→ **WHAT IS BEING ASKED**: Repeat exactly the lines of the entries below from the one with "Write the Chart.js code for this chart." through the one with "const yTicks = [0, 5, 10, 15, 20, 25];", both ends included, and nothing else.

-- Start GIVEN RECORDS --

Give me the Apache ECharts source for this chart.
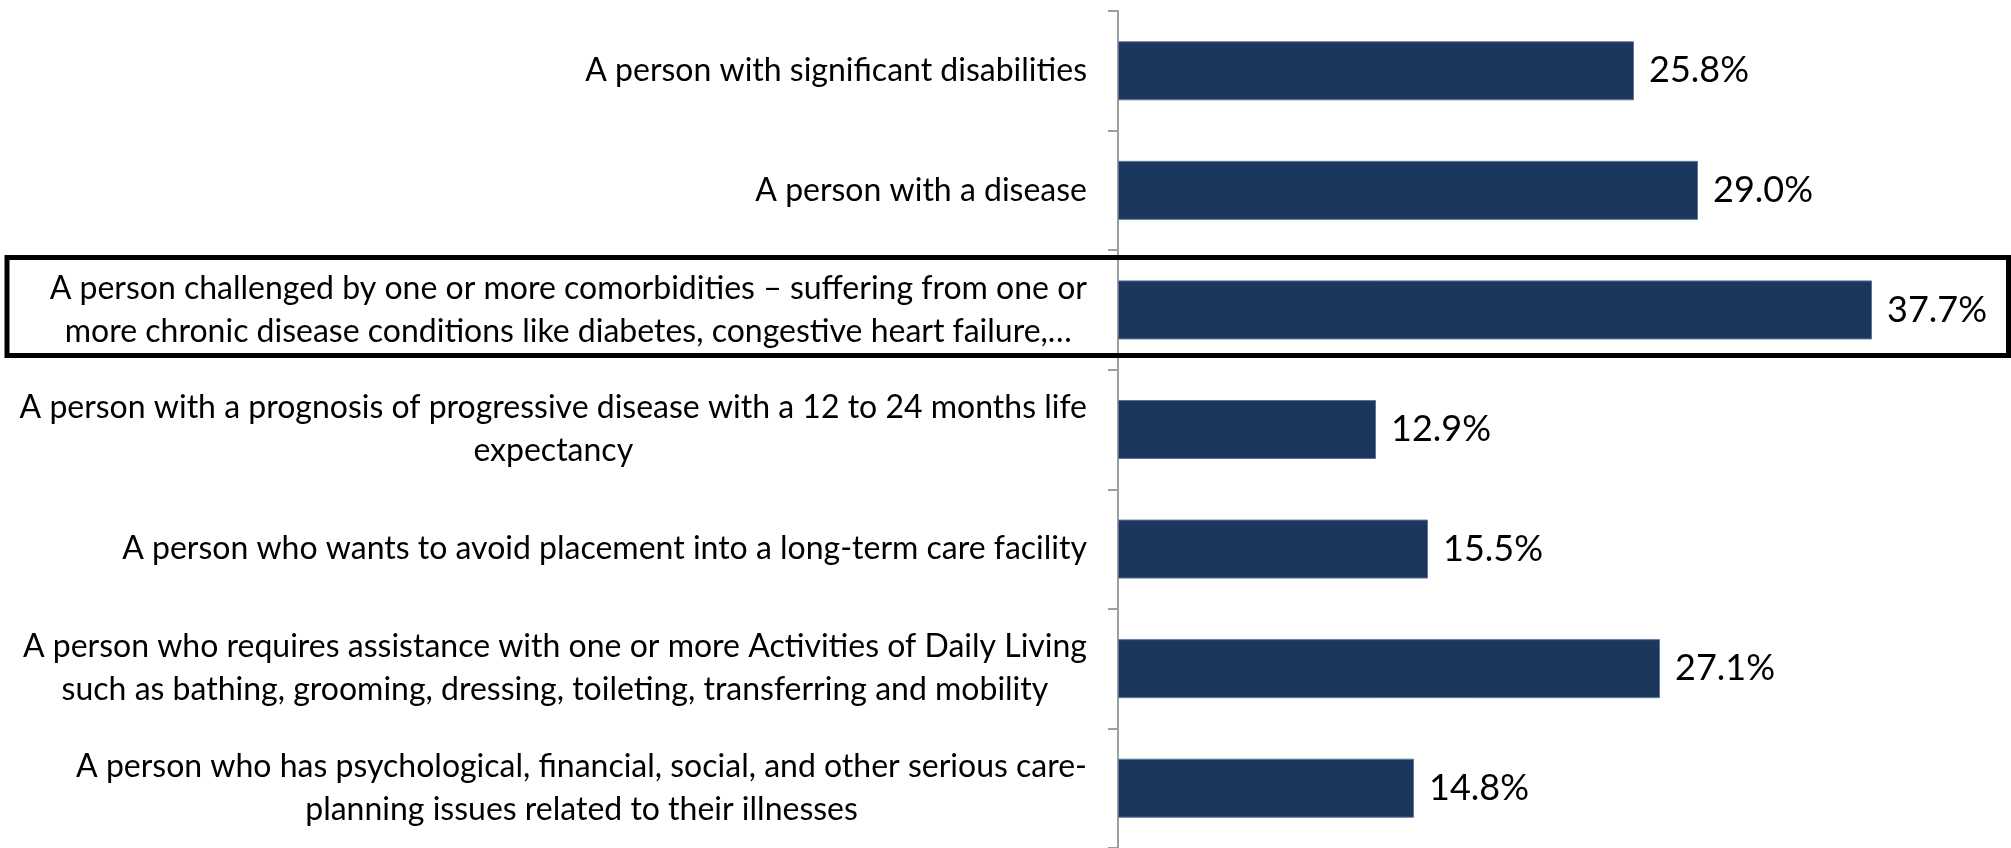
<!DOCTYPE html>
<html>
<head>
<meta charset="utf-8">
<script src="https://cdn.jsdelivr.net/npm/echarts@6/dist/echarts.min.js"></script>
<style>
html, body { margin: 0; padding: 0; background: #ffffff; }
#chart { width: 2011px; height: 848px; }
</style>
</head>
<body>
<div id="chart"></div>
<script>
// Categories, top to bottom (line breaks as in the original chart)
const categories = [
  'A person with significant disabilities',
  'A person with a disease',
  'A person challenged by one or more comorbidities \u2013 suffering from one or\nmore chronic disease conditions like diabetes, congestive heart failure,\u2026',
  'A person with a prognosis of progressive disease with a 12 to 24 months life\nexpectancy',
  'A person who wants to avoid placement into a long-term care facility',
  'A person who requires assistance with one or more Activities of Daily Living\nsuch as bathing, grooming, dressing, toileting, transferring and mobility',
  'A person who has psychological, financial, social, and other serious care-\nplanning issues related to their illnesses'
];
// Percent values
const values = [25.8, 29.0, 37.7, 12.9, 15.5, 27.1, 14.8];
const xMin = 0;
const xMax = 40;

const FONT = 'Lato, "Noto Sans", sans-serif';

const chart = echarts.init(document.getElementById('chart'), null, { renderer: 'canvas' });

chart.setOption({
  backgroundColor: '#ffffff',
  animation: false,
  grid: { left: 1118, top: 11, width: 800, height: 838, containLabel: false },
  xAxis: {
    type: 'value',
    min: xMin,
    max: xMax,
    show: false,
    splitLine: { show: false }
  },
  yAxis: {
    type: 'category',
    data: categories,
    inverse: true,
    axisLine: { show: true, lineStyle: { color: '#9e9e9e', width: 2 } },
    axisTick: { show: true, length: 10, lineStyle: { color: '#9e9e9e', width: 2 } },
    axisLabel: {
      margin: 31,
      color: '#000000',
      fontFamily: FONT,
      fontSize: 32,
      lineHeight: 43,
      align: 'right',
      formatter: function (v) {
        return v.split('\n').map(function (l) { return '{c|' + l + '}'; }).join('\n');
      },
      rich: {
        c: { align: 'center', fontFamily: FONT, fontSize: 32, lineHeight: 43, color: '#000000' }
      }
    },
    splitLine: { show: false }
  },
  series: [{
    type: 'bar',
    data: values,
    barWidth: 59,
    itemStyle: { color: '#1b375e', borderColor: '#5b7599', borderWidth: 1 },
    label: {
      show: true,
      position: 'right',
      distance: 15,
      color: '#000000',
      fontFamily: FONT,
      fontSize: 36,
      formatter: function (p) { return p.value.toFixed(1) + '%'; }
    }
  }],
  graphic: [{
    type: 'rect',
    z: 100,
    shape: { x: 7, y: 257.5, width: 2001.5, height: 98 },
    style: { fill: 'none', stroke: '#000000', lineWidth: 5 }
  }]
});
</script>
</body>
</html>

-- End GIVEN RECORDS --
-- Start GIVEN RECORDS --

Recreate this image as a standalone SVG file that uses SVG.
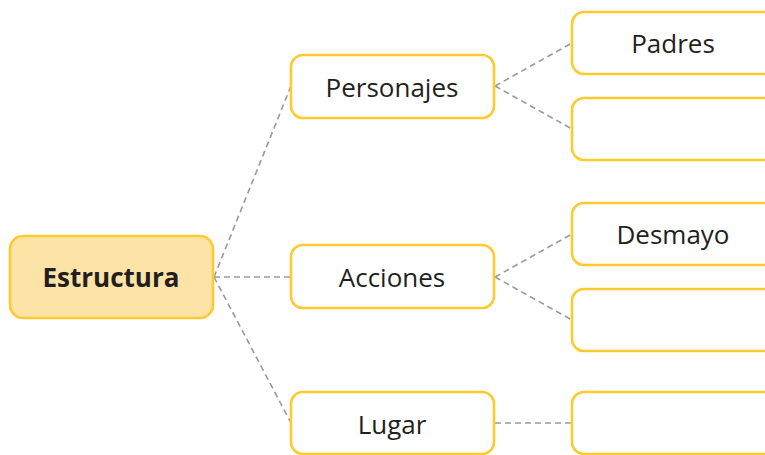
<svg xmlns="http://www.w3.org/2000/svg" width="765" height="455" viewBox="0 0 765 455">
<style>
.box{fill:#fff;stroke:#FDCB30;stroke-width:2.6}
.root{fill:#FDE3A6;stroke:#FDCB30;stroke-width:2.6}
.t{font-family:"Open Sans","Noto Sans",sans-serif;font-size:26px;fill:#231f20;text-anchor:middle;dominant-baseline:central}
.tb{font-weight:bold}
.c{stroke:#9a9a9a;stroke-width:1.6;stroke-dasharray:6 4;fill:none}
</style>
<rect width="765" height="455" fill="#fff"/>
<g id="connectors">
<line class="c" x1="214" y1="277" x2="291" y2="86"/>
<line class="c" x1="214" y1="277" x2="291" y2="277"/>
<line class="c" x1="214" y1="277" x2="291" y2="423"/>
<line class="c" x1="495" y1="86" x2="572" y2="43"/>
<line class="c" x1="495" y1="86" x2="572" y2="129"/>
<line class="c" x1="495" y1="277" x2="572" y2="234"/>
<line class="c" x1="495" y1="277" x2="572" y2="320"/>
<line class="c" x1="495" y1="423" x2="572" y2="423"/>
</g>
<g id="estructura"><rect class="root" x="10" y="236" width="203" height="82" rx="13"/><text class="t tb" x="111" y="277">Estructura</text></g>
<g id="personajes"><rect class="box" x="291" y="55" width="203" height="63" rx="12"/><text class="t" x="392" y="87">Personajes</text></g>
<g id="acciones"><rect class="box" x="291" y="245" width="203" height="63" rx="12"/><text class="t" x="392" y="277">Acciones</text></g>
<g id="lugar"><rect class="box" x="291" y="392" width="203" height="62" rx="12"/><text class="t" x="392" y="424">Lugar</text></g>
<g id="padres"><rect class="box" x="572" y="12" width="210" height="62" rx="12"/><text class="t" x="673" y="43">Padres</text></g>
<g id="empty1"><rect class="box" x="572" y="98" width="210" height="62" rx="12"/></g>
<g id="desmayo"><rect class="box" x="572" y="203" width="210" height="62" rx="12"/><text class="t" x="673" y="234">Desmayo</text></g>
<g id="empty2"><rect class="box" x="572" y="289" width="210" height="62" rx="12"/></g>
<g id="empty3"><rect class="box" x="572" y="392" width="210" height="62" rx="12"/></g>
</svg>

-- End GIVEN RECORDS --
-- Start GIVEN RECORDS --

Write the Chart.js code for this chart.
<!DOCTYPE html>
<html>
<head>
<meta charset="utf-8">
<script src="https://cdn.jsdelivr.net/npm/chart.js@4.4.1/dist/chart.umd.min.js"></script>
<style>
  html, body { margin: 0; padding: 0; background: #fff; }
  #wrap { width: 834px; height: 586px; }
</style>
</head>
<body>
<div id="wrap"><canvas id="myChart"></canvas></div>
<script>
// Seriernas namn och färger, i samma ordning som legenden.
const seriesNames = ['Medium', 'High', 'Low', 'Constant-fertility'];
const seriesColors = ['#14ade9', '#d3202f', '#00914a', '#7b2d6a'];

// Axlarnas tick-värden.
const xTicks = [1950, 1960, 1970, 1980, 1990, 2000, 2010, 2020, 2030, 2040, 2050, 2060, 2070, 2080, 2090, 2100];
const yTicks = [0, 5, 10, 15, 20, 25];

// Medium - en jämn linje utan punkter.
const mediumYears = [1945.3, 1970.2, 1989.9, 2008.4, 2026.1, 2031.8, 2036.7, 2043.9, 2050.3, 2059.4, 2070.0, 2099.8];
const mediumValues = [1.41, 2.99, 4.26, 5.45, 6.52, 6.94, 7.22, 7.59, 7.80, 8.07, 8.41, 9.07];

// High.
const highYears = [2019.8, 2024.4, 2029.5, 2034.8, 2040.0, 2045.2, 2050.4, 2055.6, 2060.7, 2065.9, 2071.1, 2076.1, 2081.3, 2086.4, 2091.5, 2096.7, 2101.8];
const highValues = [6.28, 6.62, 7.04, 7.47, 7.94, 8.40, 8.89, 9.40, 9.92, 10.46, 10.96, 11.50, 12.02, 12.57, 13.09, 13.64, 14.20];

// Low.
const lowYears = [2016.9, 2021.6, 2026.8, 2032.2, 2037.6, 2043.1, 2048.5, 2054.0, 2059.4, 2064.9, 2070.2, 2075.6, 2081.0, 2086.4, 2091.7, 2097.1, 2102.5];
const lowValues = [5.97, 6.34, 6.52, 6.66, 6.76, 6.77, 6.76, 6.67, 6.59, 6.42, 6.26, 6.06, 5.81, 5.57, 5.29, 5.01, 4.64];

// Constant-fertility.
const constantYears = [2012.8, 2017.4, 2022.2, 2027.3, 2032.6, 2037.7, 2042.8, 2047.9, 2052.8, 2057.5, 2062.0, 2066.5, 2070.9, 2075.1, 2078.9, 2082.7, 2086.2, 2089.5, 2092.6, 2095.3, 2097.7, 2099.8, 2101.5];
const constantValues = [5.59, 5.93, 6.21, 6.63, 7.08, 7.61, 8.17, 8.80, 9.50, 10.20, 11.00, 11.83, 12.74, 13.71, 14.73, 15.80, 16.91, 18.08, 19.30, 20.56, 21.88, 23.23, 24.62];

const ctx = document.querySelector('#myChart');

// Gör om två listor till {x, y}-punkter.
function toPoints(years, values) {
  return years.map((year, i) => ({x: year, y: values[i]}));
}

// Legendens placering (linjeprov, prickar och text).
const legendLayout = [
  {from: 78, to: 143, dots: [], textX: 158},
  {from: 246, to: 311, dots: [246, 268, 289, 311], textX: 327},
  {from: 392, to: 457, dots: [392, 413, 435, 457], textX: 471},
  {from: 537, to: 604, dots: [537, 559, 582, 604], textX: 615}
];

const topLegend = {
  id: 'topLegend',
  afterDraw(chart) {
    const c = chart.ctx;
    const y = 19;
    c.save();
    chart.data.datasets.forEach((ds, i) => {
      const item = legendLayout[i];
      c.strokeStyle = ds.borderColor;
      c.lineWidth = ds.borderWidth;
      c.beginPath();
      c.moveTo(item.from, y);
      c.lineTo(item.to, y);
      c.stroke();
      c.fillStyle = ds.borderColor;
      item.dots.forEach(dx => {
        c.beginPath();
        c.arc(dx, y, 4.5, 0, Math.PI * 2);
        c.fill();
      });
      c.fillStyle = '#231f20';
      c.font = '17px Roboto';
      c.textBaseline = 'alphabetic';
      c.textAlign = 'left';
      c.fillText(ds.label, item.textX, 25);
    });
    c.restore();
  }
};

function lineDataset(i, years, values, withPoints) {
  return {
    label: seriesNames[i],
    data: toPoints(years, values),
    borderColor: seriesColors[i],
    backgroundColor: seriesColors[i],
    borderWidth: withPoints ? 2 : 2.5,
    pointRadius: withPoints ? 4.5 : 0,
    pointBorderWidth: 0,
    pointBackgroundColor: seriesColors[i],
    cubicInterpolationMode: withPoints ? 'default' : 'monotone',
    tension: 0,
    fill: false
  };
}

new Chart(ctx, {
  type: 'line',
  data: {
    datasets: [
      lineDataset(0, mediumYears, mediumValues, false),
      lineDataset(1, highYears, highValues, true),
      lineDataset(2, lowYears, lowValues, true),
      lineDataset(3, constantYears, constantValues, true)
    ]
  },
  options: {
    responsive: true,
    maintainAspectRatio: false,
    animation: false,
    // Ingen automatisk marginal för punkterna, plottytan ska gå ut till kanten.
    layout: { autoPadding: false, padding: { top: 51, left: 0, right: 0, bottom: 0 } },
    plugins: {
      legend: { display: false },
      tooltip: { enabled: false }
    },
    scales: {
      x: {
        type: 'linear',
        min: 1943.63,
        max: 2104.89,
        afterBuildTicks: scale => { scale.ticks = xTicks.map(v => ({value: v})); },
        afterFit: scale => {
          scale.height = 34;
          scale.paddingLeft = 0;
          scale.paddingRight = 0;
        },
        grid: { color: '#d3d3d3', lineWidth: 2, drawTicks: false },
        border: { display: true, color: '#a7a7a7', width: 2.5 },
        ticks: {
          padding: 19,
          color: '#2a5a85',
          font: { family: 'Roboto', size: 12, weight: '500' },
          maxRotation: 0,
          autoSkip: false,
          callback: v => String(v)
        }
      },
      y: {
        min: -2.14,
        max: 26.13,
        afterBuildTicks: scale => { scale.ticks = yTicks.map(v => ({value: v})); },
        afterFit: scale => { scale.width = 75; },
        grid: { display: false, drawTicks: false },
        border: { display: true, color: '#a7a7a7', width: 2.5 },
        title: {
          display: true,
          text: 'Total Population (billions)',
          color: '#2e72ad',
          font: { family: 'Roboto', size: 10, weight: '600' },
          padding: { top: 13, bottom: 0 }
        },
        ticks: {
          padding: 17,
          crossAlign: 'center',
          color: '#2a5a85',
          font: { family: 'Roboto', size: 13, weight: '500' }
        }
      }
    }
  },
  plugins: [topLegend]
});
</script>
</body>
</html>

-- End GIVEN RECORDS --

→ **RESPONSE TO THIS EXERCISE**:
Write the Chart.js code for this chart.
<!DOCTYPE html>
<html>
<head>
<meta charset="utf-8">
<script src="https://cdn.jsdelivr.net/npm/chart.js@4.4.1/dist/chart.umd.min.js"></script>
<style>
  html, body { margin: 0; padding: 0; background: #fff; }
  #wrap { width: 834px; height: 586px; }
</style>
</head>
<body>
<div id="wrap"><canvas id="myChart"></canvas></div>
<script>
// Seriernas namn och färger, i samma ordning som legenden.
const seriesNames = ['Medium', 'High', 'Low', 'Constant-fertility'];
const seriesColors = ['#14ade9', '#d3202f', '#00914a', '#7b2d6a'];

// Axlarnas tick-värden.
const xTicks = [1950, 1960, 1970, 1980, 1990, 2000, 2010, 2020, 2030, 2040, 2050, 2060, 2070, 2080, 2090, 2100];
const yTicks = [0, 5, 10, 15, 20, 25];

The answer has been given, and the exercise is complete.